Against this backdrop, how do you designate climate solutions?

That's why we defined our own methodology for qualifying climate solutions. This one could ultimately converge towards the taxonomy European Union when data will allow it.

Our methodology includes three main steps: definition of the different families of climate solutions, selection of companies with turnover higher than 50% in climate solutions identified activities, and qualitative certification for all selected companies.

Our approach references almost 250 activities around four broad complementary themes, thus capturing a broad spectrum of climate solutions:

1.Production of renewable and low-carbon-emission energies, encompassing technologies such as solar, wind and geothermal power, as well as other sources of clean energy.

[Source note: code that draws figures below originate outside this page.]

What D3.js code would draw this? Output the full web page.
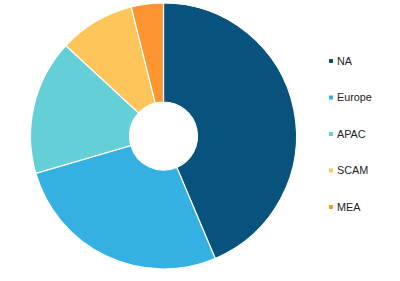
<!DOCTYPE html>
<html>
<head>
<meta charset="utf-8">
<script src="https://cdn.jsdelivr.net/npm/d3@7"></script>
<style>
  body { margin: 0; background: #fff; }
  svg { display: block; }
</style>
</head>
<body>
<svg id="chart" width="400" height="281"></svg>
<script>
// regions and their share
var regions = ["NA", "Europe", "APAC", "SCAM", "MEA"];
var shares = [43.6, 26.8, 16.4, 9.2, 3.9];
var colors = ["#08527e", "#35b0e2", "#65cfd8", "#fec55b", "#fd9530"];

var svg = d3.select("#chart");
var cx = 163.5, cy = 136, outerR = 133, innerR = 34;

var color = d3.scaleOrdinal().domain(regions).range(colors);

var pie = d3.pie().sort(null).value((d, i) => shares[i]);
var arc = d3.arc().innerRadius(innerR).outerRadius(outerR);

var g = svg.append("g").attr("transform", "translate(" + cx + "," + cy + ")");

g.selectAll("path")
    .data(pie(regions))
    .enter().append("path")
        .attr("d", arc)
        .attr("fill", d => color(d.data))
        .attr("stroke", "#fff")
        .attr("stroke-width", 1.2);

// legend
var legendY = d3.scalePoint().domain(regions).range([61, 207]);

var legend = svg.append("g").selectAll("g")
    .data(regions)
    .enter().append("g")
        .attr("transform", d => "translate(329," + legendY(d) + ")");

legend.append("rect")
        .attr("x", 0)
        .attr("y", -2)
        .attr("width", 4)
        .attr("height", 4)
        .attr("fill", d => color(d));

legend.append("text")
        .attr("x", 8)
        .attr("y", 0)
        .attr("dy", "0.35em")
        .attr("font-family", "Liberation Sans, Arial, sans-serif")
        .attr("font-size", 10.8)
        .attr("fill", "#222")
        .text(d => d);
</script>
</body>
</html>
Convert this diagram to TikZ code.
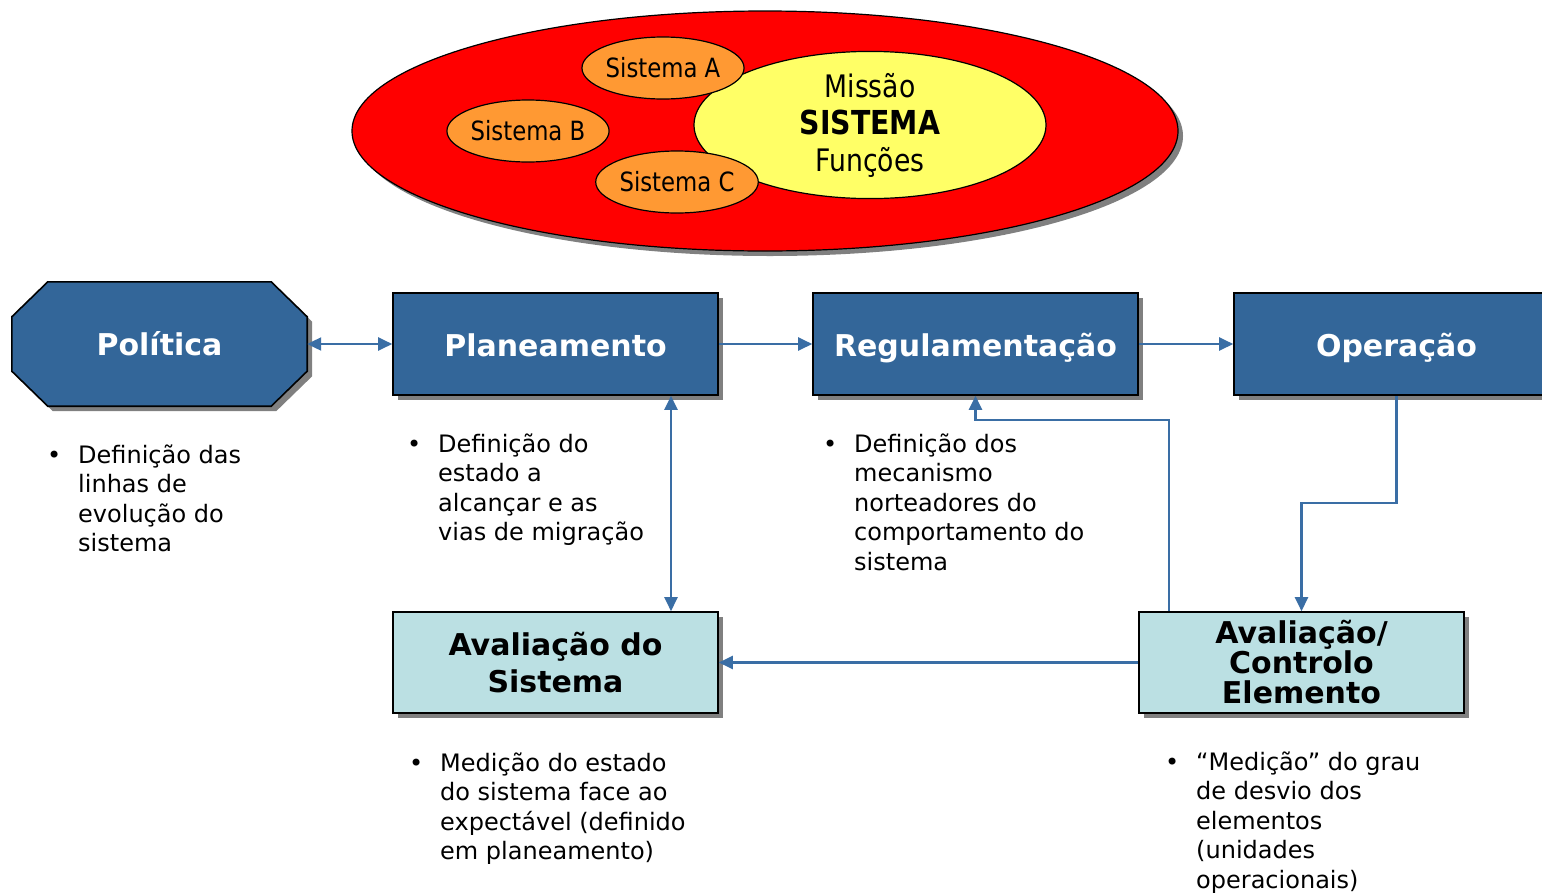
\documentclass[tikz,border=0pt]{standalone}
\usepackage{fontspec}
\setmainfont{DejaVu Sans}
\newfontfamily\narrowfont[FakeStretch=0.86]{DejaVu Sans}
\usetikzlibrary{shapes.geometric,shadows,arrows.meta,calc}
\definecolor{boxblue}{HTML}{336699}
\definecolor{boxcyan}{HTML}{BBE0E3}
\definecolor{ellred}{HTML}{FF0000}
\definecolor{ellorange}{HTML}{FF9933}
\definecolor{ellyellow}{HTML}{FFFF66}
\definecolor{shadowgray}{HTML}{808080}
\definecolor{arrowblue}{HTML}{3A6EA5}
\begin{document}
\begin{tikzpicture}[x=1pt,y=-1pt,
  shade5/.style={general shadow={fill=shadowgray,shadow xshift=5pt,shadow yshift=-5pt}},
  bluebox/.style={rectangle,draw=black,line width=1.6pt,fill=boxblue,shade5,
    minimum width=325pt,minimum height=102pt,inner sep=0pt,
    text height=26pt,text depth=2pt,
    text=white,font=\fontsize{30}{36}\selectfont\bfseries},
  cyanbox/.style={rectangle,draw=black,line width=1.6pt,fill=boxcyan,shade5,
    minimum width=325pt,minimum height=101pt,inner sep=0pt,align=center,
    text=black},
  subell/.style={ellipse,draw=black,line width=1.2pt,fill=ellorange,
    minimum width=162pt,minimum height=62pt,inner sep=0pt,
    font=\narrowfont\fontsize{26.5}{30}\selectfont},
  conn/.style={draw=arrowblue,line width=2.2pt,
    -{Triangle[length=14pt,width=13pt]}},
  bconn/.style={draw=arrowblue,line width=2.2pt,
    {Triangle[length=14pt,width=13pt]}-{Triangle[length=14pt,width=13pt]}},
  bullettext/.style={anchor=base west,inner sep=0pt,
    font=\fontsize{24}{29.6}\selectfont}
]
\clip (0,0) rectangle (1542,892);
\fill[white] (0,0) rectangle (1542,892);

% ---------- top ellipses ----------
\node[ellipse,draw=black,line width=1.2pt,fill=ellred,shade5,
  minimum width=826pt,minimum height=240pt,inner sep=0pt] (outer) at (765,131) {};
\node[ellipse,draw=black,line width=1.2pt,fill=ellyellow,
  minimum width=352pt,minimum height=126pt,inner sep=0pt,align=center,
  font=\narrowfont\fontsize{31}{37}\selectfont] (core) at (870,125)
  {Missão\\{\fontsize{33}{37}\selectfont\bfseries SISTEMA}\\Funções};
\node[subell] (sa) at (663,68) {Sistema A};
\node[subell] (sb) at (528,131) {Sistema B};
\node[subell] (sc) at (677,182) {Sistema C};

% ---------- Política octagon ----------
\node[rectangle,minimum width=295pt,minimum height=124pt,inner sep=0pt] (pol) at (159.5,344) {};
\path[draw=black,line width=1.6pt,fill=boxblue,shade5]
  ($(pol.north west)+(36,0)$) -- ($(pol.north east)+(-36,0)$)
  -- ($(pol.north east)+(0,35)$) -- ($(pol.south east)+(0,-35)$)
  -- ($(pol.south east)+(-36,0)$) -- ($(pol.south west)+(36,0)$)
  -- ($(pol.south west)+(0,-35)$) -- ($(pol.north west)+(0,35)$) -- cycle;
\node[text=white,font=\fontsize{30}{36}\selectfont\bfseries] at (pol.center) {Política};

% ---------- blue boxes ----------
\node[bluebox] (plan) at (555.5,344) {Planeamento};
\node[bluebox] (reg) at (975.5,344) {Regulamentação};
\node[bluebox] (op) at (1396.5,344) {Operação};

% ---------- cyan boxes ----------
\node[cyanbox,font=\fontsize{30}{37}\selectfont\bfseries] (avs) at (555.5,662.5)
  {Avaliação do\\Sistema};
\node[cyanbox,font=\fontsize{30}{30}\selectfont\bfseries] (ctl) at (1301.5,662.5)
  {Avaliação/\\Controlo\\Elemento};

% ---------- connectors ----------
\coordinate (vx) at (671,0);
\coordinate (m1) at (0,503);
\coordinate (c2) at (1169,420);
\draw[bconn] (pol.east) -- (plan.west);
\draw[conn] (plan.east) -- (reg.west);
\draw[conn] (reg.east) -- (op.west);
\draw[bconn] (plan.south -| vx) -- (avs.north -| vx);
\draw[conn] (op.south) -- (op.south |- m1) -| (ctl.north);
\draw[conn] (ctl.north -| c2) -- (c2) -| (reg.south);
\draw[conn] (ctl.west) -- (avs.east);

% ---------- bullet texts ----------
\node[bullettext] (t1) at (47,463) {\begin{tabular}[t]{@{}p{31pt}@{}l@{}}
  • & Definição das\\ & linhas de\\ & evolução do\\ & sistema\end{tabular}};
\node[bullettext] (t2) at (407,452) {\begin{tabular}[t]{@{}p{31pt}@{}l@{}}
  • & Definição do\\ & estado a\\ & alcançar e as\\ & vias de migração\end{tabular}};
\node[bullettext] (t3) at (823,452) {\begin{tabular}[t]{@{}p{31pt}@{}l@{}}
  • & Definição dos\\ & mecanismo\\ & norteadores do\\ & comportamento do\\ & sistema\end{tabular}};
\node[bullettext] (t4) at (409,771) {\begin{tabular}[t]{@{}p{31pt}@{}l@{}}
  • & Medição do estado\\ & do sistema face ao\\ & expectável (definido\\ & em planeamento)\end{tabular}};
\node[bullettext] (t5) at (1165,770) {\begin{tabular}[t]{@{}p{31pt}@{}l@{}}
  • & “Medição” do grau\\ & de desvio dos\\ & elementos\\ & (unidades\\ & operacionais)\end{tabular}};
\end{tikzpicture}
\end{document}
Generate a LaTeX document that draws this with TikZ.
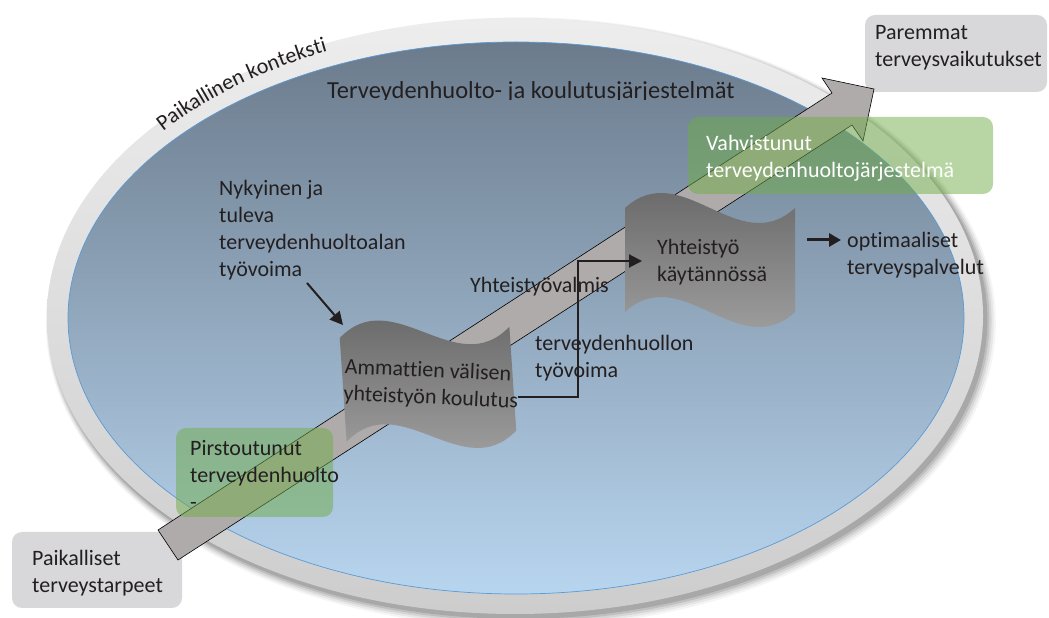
\documentclass[tikz,border=0pt]{standalone}
\usepackage{fontspec}
\setmainfont{Carlito}[Ligatures=NoCommon]
\usetikzlibrary{arrows.meta,decorations.text}
\definecolor{txt}{HTML}{231F20}
\definecolor{boxgray}{HTML}{D8D8DB}
\definecolor{grn}{HTML}{70AD47}
\definecolor{arrowgray}{HTML}{AFABAB}
\definecolor{ringtop}{HTML}{EDEDED}
\definecolor{ringbot}{HTML}{CDCDCD}
\definecolor{bluetop}{HTML}{6B7B8C}
\definecolor{bluemid}{HTML}{9AB4CC}
\definecolor{bluebot}{HTML}{B8D5EF}
\definecolor{blueline}{HTML}{5B9BD5}
\definecolor{wavetop}{HTML}{5F5F5F}
\definecolor{wavebot}{HTML}{A8A8A8}
\begin{document}
\begin{tikzpicture}[x=1pt,y=1pt,
  lbl/.style={font=\fontsize{22}{27}\selectfont, text=txt, align=left, inner sep=0pt, anchor=north west},
  graybox/.style={fill=boxgray, rounded corners=10pt},
  greenbox/.style={fill=grn, fill opacity=0.5, rounded corners=10pt},
  wavefill/.style={top color=wavetop, bottom color=wavebot},
  conn/.style={draw=txt, line width=2pt, -{Triangle[length=13pt,width=13pt]}}]
\useasboundingbox (0,0) rectangle (1049,618);

% ring shadow
\foreach \d/\o in {7/0.04,5.5/0.06,4/0.08,2.5/0.10,1/0.12}
  \fill[black, opacity=\o] (518+0.4*\d,298.5-0.4*\d) ellipse [x radius=468pt+\d pt, y radius=298pt+\d pt];
% ring
\path[top color=ringtop, bottom color=ringbot] (515,302) ellipse [x radius=468pt, y radius=298pt];
% inner system ellipse
\path[top color=bluetop, middle color=bluemid, bottom color=bluebot] (516,300) ellipse [x radius=448pt, y radius=276pt];
\draw[blueline, line width=0.7pt] (516,300) ellipse [x radius=448pt, y radius=276pt];

% title (clipped at bottom like the reference)
\begin{scope}
  \clip (300,518.5) rectangle (780,560);
  \node[lbl, font=\fontsize{24.5}{29}\selectfont] (title) at (327,536.5) {Terveydenhuolto- ja koulutusjärjestelmät};
\end{scope}

% curved label on the ring
\path[decorate, decoration={text along path, text align=left,
   text={|\fontsize{22}{27}\selectfont\color{txt}|Paikallinen konteksti}}]
  (515.5,302) ++(140.6:456pt and 290.6pt)
  arc[start angle=140.6, end angle=100, x radius=456pt, y radius=290.6pt];

% gray end boxes
\path[graybox] (12,10) rectangle (182,86);
\path[graybox] (865,526) rectangle (1047,603);

% big arrow
\coordinate (tail) at (168,73);
\coordinate (tip) at (874,529);
\draw[fill=arrowgray, draw=black, line width=0.6pt, line join=miter]
  (158,88) -- (832,525) -- (822,540) -- (tip) -- (863,477) -- (852,493) -- (178,58) -- cycle;

% wave shapes
\coordinate (w1) at (428,233.75);
\coordinate (w2) at (710,358);
\begin{scope}[shift={(w1)}, rotate=3.8]
  \path[wavefill] (-85,52) .. controls (-28.3,104) and (28.3,0) .. (85,52) -- (85,-52)
     .. controls (28.3,-104) and (-28.3,0) .. (-85,-52) -- cycle;
\end{scope}
\begin{scope}[shift={(w2)}]
  \path[wavefill] (-85,52) .. controls (-28.3,104) and (28.3,0) .. (85,52) -- (85,-52)
     .. controls (28.3,-104) and (-28.3,0) .. (-85,-52) -- cycle;
\end{scope}

% green boxes
\path[greenbox] (688,424) rectangle (993,501);
\path[greenbox] (176,101) rectangle (333,190);

% texts
\node[lbl] (paik) at (32,68) {Paikalliset\\terveystarpeet};
\node[lbl] (parem) at (875,593) {Paremmat\\terveysvaikutukset};
\node[lbl, text=white] (vahv) at (706,483) {Vahvistunut\\terveydenhuoltojärjestelmä};
\node[lbl] (pirst) at (190,178) {Pirstoutunut\\terveydenhuolto\\-};
\node[lbl] (nyk) at (219,438) {Nykyinen ja\\tuleva\\terveydenhuoltoalan\\työvoima};
\node[lbl] (valm) at (470,341) {Yhteistyövalmis};
\node[lbl] (tyov) at (535,283) {terveydenhuollon\\työvoima};
\node[lbl] (kayt) at (657,379) {Yhteistyö\\käytännössä};
\node[lbl] (opt) at (847,386) {optimaaliset\\terveyspalvelut};
\node[lbl, rotate=-2.5] (amm) at (345,260) {Ammattien välisen\\yhteistyön koulutus};

% connectors
\coordinate (n1) at (307,335);
\coordinate (n2) at (343,293);
\draw[conn] (n1) -- (n2);
\coordinate (e1) at (518,221);
\coordinate (e2) at (642,357);
\draw[conn, line join=miter] (e1) -- (578,221) |- (e2);
\coordinate (o1) at (807,378);
\coordinate (o2) at (841,378);
\draw[draw=txt, line width=3pt, -{Triangle[length=12pt,width=13pt]}] (o1) -- (o2);
\end{tikzpicture}
\end{document}
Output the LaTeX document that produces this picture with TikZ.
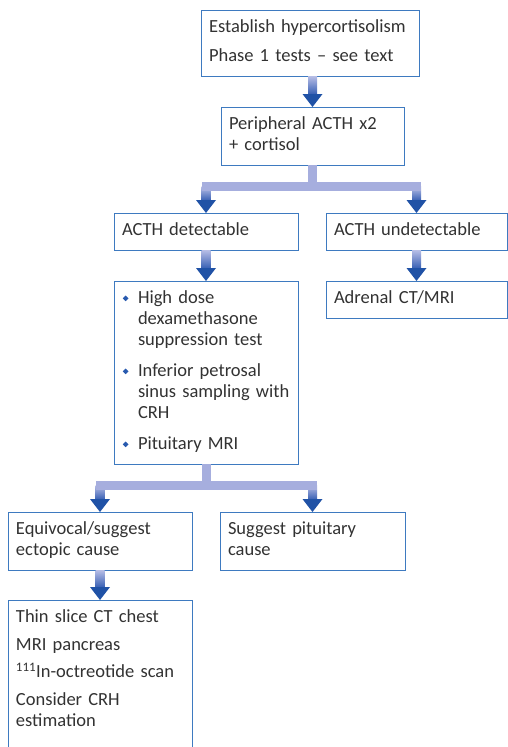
\documentclass[tikz,border=0pt]{standalone}
\usepackage{fontspec}
\setmainfont{Carlito}
\usetikzlibrary{calc}

\definecolor{boxblue}{RGB}{62,122,192}
\definecolor{textgray}{RGB}{50,50,50}
\definecolor{arrlight}{RGB}{184,190,230}
\definecolor{arrdark}{RGB}{50,92,178}
\definecolor{arrhead}{RGB}{32,82,166}
\definecolor{barlav}{RGB}{166,174,222}
\definecolor{bulblue}{RGB}{40,90,175}

% small blue diamond for the list
\newcommand{\bul}{\raisebox{2.5pt}{\textcolor{bulblue}{\rotatebox{45}{\rule{4pt}{4pt}}}}\hspace{9.5pt}}

% shaded shaft + head, from #1 down to #2
\newcommand{\flowarrow}[2]{%
	\coordinate (arrtop) at (#1 -| #2);
	\shade [top color = arrlight, bottom color = arrdark] ($(arrtop) + (-4.5, 0)$) rectangle ($(#2) + (4.5, -12)$);
	\fill [arrhead] ($(#2) + (-10, -13)$) -- (#2) -- ($(#2) + (10, -13)$) -- cycle;
}

\tikzset{
	box/.style = {draw = boxblue, line width = 1pt, anchor = north west, align = left,
		inner xsep = 8pt, inner ysep = 8pt, outer sep = 0pt, text = textgray,
		font = \fontsize{18.5}{21}\selectfont,
		execute at begin node = \strut, execute at end node = \strut},
	barline/.style = {draw = barlav, line width = 9pt}
}

\begin{document}
\begin{tikzpicture}[x = 1pt, y = -1pt]

	\useasboundingbox (0, 0) rectangle (508, 747);

	% Boxes

	\node [box, text width = 202pt] (hyper) at (201, 10) {Establish hypercortisolism\\[8pt]Phase 1 tests -- see text};
	\node [box, text width = 167pt] (periph) at (221, 107) {Peripheral ACTH x2\\+ cortisol};

	\node [box, text width = 168pt] (detect) at (114, 213) {ACTH detectable};
	\node [box, text width = 165pt] (undetect) at (326, 213) {ACTH undetectable};

	\node [box, text width = 168pt] (tests) at (114, 281) {\parbox[t]{168pt}{\hangindent = 16pt \hangafter = 0
		\strut\llap{\bul}High dose\\dexamethasone\\suppression test\\[10pt]%
		\llap{\bul}Inferior petrosal\\sinus sampling with\\CRH\\[10pt]%
		\llap{\bul}Pituitary MRI\strut}};
	\node [box, text width = 165pt] (adrenal) at (326, 281) {Adrenal CT/MRI};

	\node [box, text width = 168pt] (ectopic) at (8, 512) {Equivocal/suggest\\ectopic cause};
	\node [box, text width = 169pt] (pituit) at (220, 512) {Suggest pituitary\\cause};

	\node [box, text width = 168pt, text depth = 135pt] (imaging) at (8, 600) {Thin slice CT chest\\[7pt]MRI pancreas\\[6pt]\textsuperscript{111}In-octreotide scan\\[7pt]Consider CRH\\estimation};

	% Arrows

	\flowarrow{hyper.south}{periph.north}

	\coordinate (fork1) at ($(periph.south) + (0, 21.5)$);
	\coordinate (fork1l) at (fork1 -| detect.north);
	\coordinate (fork1r) at (fork1 -| undetect.north);
	\flowarrow{fork1l}{detect.north}
	\flowarrow{fork1r}{undetect.north}
	\draw [barline] (periph.south) -- (fork1);
	\draw [barline, line cap = rect] (fork1l) -- (fork1r);

	\flowarrow{detect.south}{tests.north}
	\flowarrow{undetect.south}{adrenal.north}

	\coordinate (fork2) at ($(tests.south) + (0, 21)$);
	\coordinate (fork2l) at (fork2 -| ectopic.north);
	\coordinate (fork2r) at (fork2 -| pituit.north);
	\flowarrow{fork2l}{ectopic.north}
	\flowarrow{fork2r}{pituit.north}
	\draw [barline] (tests.south) -- (fork2);
	\draw [barline, line cap = rect] (fork2l) -- (fork2r);

	\flowarrow{ectopic.south}{imaging.north}

\end{tikzpicture}
\end{document}
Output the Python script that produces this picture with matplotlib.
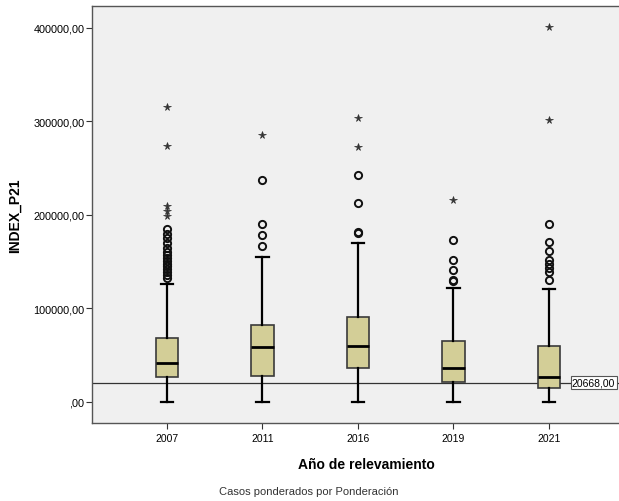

2. Transformation, storage and distribution of these energies, which are essential for guaranteeing efficient use and constant availability of renewable energies.

3.Energy-efficiency-enhancing technologies and products in key sectors such as construction, industry, agriculture and mobility, which help reduce energy consumption and optimise its use.

4.Resource preservation solutions such as water and waste management, recycling and use of biosourced materials, which contribute to more sustainable use of natural resources.

For each of these broad themes, we have drawn up our own detailed list of activities, ranging from geothermal to nuclear to batteries, high-voltage lines and robotisation. We then used a standardised classification that breaks down companies into more than 1800 segments, in order to identify which ones are relevant and select those having an associated revenues higher than 50%.

Moreover, to avoid supporting companies having climatecontroversial activities, we identified risky activities, such as fossil fuels (oil, gas and coal) and other activities having a negative environmental impact, such as the production of asphalt and cement. If a company is implicated in one of these risky activities, we undertake due diligence to certify or decertify its climate solution designation.

    CPRAM

    In addition, we analyse companies from an ESG angle to exclude those whose activities that are most harmful to the environment.

    Our thorough approach, on top of the data available via the European taxonomy, has allowed us to identify companies providing climate solutions.

    That’s why we feel it is essential to distinguish transition challenges from solutions, which have a complementary role to play in achieving the Paris Agreement goals.

      This is especially useful for our entire climate range, as the extra-financial indicators that our portfolio managers analyse for stock-picking are not the same for a solution stock as for a transition stock.

      It is also worth noting that transitioning companies and solution companies have highly complementary financial profiles and that combining them makes it possible to approach various market cycles with peace of mind.